Beer vax

Students at a middle school in China get free health checks from another student trained in traditional Chinese medicine (TCM).
Zhao Tianyu, a grade three pupil at Kailu No. 1 Middle School in Tongliao in the northern Inner Mongolia autonomous region, became known for his TCM diagnosis skill after his teacher posted on social media a video showing him treating a classmate last month, according to South China Morning Post (SCMP), citing a report of China Youth Daily.
By pressing his fingers on the wrist of a classmate, Zhao determined his ailment and its cause.
“Your problem is caused by your habit of eating cold and spicy food. They are irritating to your body,” he was heard telling the boy, SCMP reported.
Zhao’s diagnoses are almost exactly what the doctors at hospitals say, his teacher, surnamed Liu claimed. Since then, curious pupils from other classes became queuing up to the “little TCM doctor” for free consultations during breaktime.

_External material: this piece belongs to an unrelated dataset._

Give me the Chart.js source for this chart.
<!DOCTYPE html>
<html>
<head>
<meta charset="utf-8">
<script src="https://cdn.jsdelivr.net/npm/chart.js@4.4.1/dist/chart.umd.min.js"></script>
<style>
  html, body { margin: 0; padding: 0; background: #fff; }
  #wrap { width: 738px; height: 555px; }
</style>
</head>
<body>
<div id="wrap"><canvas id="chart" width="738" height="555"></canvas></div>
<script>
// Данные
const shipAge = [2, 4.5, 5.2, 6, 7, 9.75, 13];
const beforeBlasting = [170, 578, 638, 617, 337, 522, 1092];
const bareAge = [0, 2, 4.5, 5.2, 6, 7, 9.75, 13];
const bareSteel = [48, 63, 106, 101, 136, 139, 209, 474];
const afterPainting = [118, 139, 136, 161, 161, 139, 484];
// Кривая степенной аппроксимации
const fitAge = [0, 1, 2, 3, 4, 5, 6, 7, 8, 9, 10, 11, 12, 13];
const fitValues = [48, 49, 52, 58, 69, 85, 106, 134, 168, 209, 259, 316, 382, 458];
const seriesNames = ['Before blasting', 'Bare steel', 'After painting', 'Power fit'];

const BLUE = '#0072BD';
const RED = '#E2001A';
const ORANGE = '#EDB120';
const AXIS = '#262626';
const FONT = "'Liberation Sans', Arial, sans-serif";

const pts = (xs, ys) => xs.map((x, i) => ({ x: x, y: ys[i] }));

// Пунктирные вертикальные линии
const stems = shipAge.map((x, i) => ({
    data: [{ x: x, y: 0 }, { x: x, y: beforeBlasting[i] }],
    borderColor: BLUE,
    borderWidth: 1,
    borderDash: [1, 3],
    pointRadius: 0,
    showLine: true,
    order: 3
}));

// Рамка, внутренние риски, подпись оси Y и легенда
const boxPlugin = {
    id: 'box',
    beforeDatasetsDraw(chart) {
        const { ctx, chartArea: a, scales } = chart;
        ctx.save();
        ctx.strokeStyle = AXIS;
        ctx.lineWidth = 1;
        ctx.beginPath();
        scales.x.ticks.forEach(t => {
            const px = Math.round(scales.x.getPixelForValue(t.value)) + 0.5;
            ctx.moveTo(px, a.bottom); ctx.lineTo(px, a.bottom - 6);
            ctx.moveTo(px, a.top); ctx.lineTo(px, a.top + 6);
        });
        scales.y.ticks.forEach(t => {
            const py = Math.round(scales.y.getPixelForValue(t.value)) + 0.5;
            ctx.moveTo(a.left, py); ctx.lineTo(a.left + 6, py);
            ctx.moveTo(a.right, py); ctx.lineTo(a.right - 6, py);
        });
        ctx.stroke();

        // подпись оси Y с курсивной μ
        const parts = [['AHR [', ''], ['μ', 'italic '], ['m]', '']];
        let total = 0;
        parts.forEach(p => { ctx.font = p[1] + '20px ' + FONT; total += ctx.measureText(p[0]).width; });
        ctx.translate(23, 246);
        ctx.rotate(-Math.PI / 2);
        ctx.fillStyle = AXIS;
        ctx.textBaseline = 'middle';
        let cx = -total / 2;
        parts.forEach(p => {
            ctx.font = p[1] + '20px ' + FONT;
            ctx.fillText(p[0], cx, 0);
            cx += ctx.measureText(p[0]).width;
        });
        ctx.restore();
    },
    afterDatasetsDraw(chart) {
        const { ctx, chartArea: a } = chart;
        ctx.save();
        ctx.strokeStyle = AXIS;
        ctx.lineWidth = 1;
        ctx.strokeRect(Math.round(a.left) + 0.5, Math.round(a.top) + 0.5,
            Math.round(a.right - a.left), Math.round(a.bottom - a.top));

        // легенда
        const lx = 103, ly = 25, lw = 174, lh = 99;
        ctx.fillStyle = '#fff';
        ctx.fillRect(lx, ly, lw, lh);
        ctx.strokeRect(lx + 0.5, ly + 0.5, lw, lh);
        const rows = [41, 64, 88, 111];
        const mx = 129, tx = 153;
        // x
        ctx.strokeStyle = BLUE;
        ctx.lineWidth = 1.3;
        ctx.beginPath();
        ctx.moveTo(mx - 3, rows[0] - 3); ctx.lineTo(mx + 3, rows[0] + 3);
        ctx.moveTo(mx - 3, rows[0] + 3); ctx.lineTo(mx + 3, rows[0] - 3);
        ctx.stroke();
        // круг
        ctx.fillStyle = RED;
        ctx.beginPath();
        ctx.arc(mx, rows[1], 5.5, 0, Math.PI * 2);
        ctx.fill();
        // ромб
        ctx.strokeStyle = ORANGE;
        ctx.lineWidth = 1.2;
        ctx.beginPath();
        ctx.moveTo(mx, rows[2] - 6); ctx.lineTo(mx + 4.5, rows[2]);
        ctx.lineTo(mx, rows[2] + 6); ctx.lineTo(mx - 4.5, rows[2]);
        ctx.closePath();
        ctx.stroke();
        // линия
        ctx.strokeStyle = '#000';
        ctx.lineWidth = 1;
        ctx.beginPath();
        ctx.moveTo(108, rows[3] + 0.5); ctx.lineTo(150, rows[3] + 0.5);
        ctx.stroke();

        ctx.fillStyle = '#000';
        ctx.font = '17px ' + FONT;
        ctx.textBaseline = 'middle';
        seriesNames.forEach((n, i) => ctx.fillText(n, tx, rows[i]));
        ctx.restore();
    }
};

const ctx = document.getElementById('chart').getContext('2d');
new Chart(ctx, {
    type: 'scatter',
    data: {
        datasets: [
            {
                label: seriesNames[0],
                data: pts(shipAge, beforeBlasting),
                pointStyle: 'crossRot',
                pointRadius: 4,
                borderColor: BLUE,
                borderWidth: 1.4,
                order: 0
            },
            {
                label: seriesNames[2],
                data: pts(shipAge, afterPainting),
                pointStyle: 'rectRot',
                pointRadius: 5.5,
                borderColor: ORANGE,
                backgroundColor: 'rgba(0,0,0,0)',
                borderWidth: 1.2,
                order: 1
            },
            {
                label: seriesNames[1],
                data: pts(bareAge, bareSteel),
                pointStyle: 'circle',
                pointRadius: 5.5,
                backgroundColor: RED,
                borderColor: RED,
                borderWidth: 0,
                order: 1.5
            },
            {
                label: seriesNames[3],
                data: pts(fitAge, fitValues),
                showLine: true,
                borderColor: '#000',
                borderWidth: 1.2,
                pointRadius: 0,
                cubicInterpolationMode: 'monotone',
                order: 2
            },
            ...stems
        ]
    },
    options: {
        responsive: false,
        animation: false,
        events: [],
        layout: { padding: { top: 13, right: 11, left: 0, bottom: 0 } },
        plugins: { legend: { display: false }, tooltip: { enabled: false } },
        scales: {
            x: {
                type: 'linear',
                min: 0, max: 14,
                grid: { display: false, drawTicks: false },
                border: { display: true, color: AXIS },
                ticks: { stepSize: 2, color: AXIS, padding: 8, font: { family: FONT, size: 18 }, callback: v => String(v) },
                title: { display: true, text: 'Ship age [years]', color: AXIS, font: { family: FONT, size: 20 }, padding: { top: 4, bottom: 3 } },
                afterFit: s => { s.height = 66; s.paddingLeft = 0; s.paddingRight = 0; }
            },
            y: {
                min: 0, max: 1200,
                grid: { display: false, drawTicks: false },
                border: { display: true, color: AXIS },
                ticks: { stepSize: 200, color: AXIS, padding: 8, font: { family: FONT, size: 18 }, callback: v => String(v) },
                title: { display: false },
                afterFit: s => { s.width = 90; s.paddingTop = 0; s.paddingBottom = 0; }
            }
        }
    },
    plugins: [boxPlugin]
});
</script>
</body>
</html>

Meanwhile, virologist Chris Buck from the National Cancer Institute (NCI) in Bethesda, Maryland, USA has concocted a cure for one of 13 polyomaviruses that he reportedly discovered.

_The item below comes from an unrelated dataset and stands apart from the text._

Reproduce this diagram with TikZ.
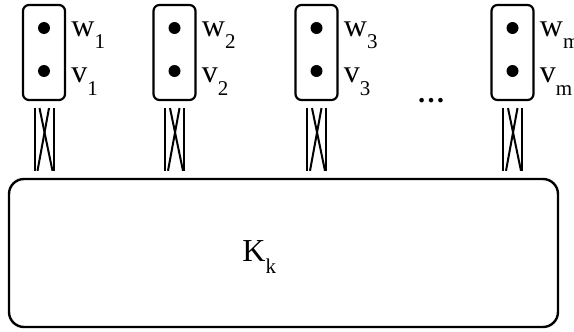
\documentclass[tikz,border=0pt]{standalone}
\usepackage{fontspec}
\setmainfont{Liberation Serif}
\usetikzlibrary{calc}
\newcommand{\lowsub}[1]{\raisebox{-6pt}{\fontsize{10.5}{11}\selectfont #1}}

\begin{document}
\begin{tikzpicture}[x=0.5pt,y=-0.5pt,
  gadget/.style={draw,line width=1.1pt,rounded corners=3pt,minimum width=21pt,minimum height=47.5pt,inner sep=0pt},
  vert/.style={circle,fill,inner sep=0pt,minimum size=6pt},
  lab/.style={anchor=base west,inner sep=0pt,font=\fontsize{16}{18}\selectfont},
  leg/.style={line width=1pt}]
\useasboundingbox (0,0) rectangle (574,332);
\node[draw,line width=1.2pt,rounded corners=7.5pt,minimum width=274.5pt,minimum height=74pt,inner sep=0pt] (clique) at (283.5,253) {};
\node[lab] (cliquelab) at (242,261) {K\lowsub{k}};
\node[font=\fontsize{14}{16}\bfseries] (dots) at (431,101) {\ldots};
\foreach \i/\x/\n in {1/44/1,2/174.5/2,3/316.5/3,4/512.5/m} {
  \node[gadget] (g\i) at (\x,52.5) {};
  \node[vert] (w\i) at (\x,28) {};
  \node[vert] (v\i) at (\x,71) {};
  \node[lab] (wlab\i) at (\x+27,36) {w\lowsub{\n}};
  \node[lab] (vlab\i) at (\x+27,83) {v\lowsub{\n}};
  \coordinate (t\i) at ($(g\i.south)+(0,7)$);
  \coordinate (b\i) at ($(g\i.south |- clique.north)+(0,-7)$);
  \draw[leg] ($(t\i)+(-9.5,0)$) -- ($(b\i)+(-9.5,0)$);
  \draw[leg] ($(t\i)+(9.5,0)$) -- ($(b\i)+(9.5,0)$);
  \draw[leg] ($(t\i)+(-4.5,0)$) -- ($(b\i)+(8.5,0)$);
  \draw[leg] ($(t\i)+(5,0)$) -- ($(b\i)+(-6.5,0)$);
}
\end{tikzpicture}
\end{document}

Polyomaviruses have been linked to various cancers and to serious health problems for people with weakened immune systems, Science News (SN) reported.
While developing an injectable vaccine for the BK polyomavirus species, Buck and his research team put a gene of the virus’s coat protein into the brewer’s yeast genome and brewed the genetically modified yeast cells into a Lithuanian ale that produced a viral protein, according to Futurism.

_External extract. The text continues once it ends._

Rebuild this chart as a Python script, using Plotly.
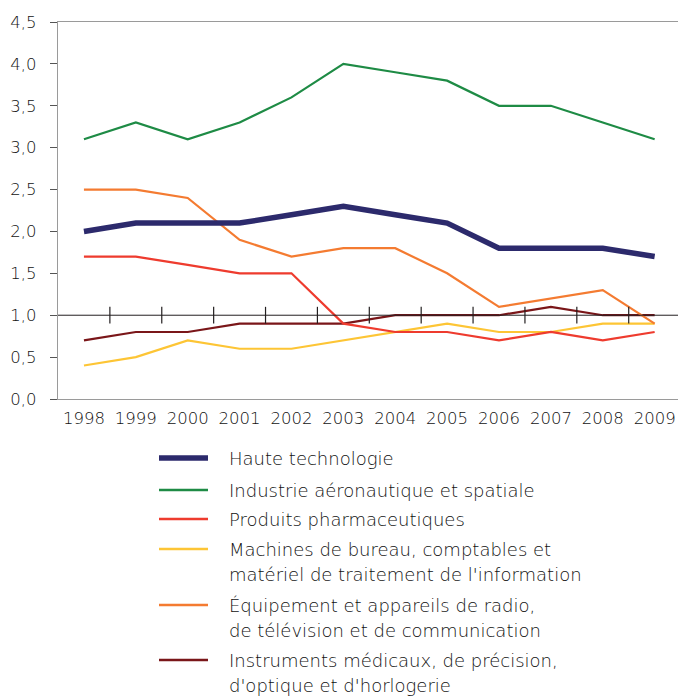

The team fed mice whole, live yeast carrying the viruslike particles mixed with their kibble and they developed antibodies to the BK polyomavirus, according to SN.
Buck, his brother, and relatives then drank the brewed yeast with the same result, experiencing no side effects. They revealed that the beer vaccine works by publishing the method of making it on the data sharing platform Zenodo.org on 17 December.